Raising meat for your family isn't difficult, especially in Vermont. We raise a few hogs each summer, and then have a local butcher process and freeze the pork. The meat is the best we've ever had. And there's the added benefit of knowing exactly how the animal was raised. It's reassuring. And some say that meat raised on grass is lower in the bad kinds of fats.

Raising chickens for meat is also easy, and it only takes 8 weeks for them to grow to maturity. The meat is much better than the best store bought chicken - much juicier and far more tender. Chicken eggs from your own coop are very rich in taste, but also lower in the bad kinds of fats, if raised on grass or with flax meal added to the feed.

Raising bees is like having a very cool science experiment going on all the time. The hive is fascinating. The honey is light and lovely, and can help you tolerate local pollen better if you have allergies. Growing certain kinds of vegetables in my garden was nearly impossible until I started raising bees.

We have a couple of kitchen cows. Their milk is delicious, and from it we make home made yogurt, butter, cream, half and half, ice cream and skim milk. Some say raw milk is great for allergies. Some say it's lower in bad fats. I love it because the taste is completely superior to regular milk.

Pickling cucumbers is easy, and the crispy crunch of a pickle pulled out of a vat in the fridge is a delight. All through the summer I toss in ripe cukes and add kosher salt. And then we snack on them all fall and winter long.

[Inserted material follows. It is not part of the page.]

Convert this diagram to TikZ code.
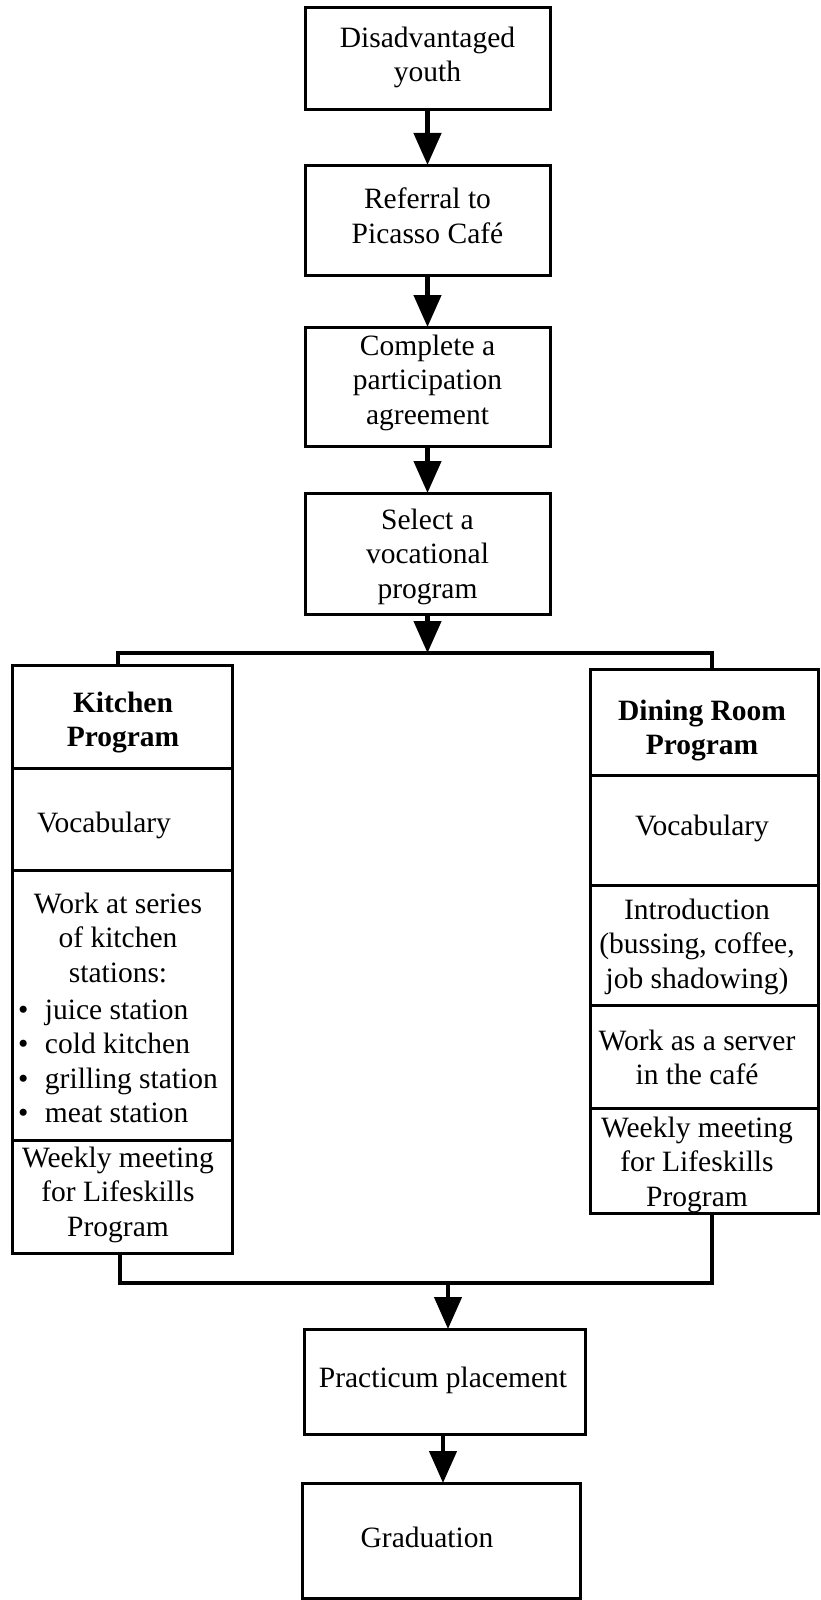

We buy green coffee beans online and roast them in a countertop coffee roasting appliance. Then I grind the roasted beans in a conical burr grinder. It takes 45 minutes to roast 2 batches - and that's enough for us for a week. Coffee is just so much better when you buy great organic or small farm beans and roast them yourself. Just add a splash of your own cow's half and half for a taste of pure foodie heaven!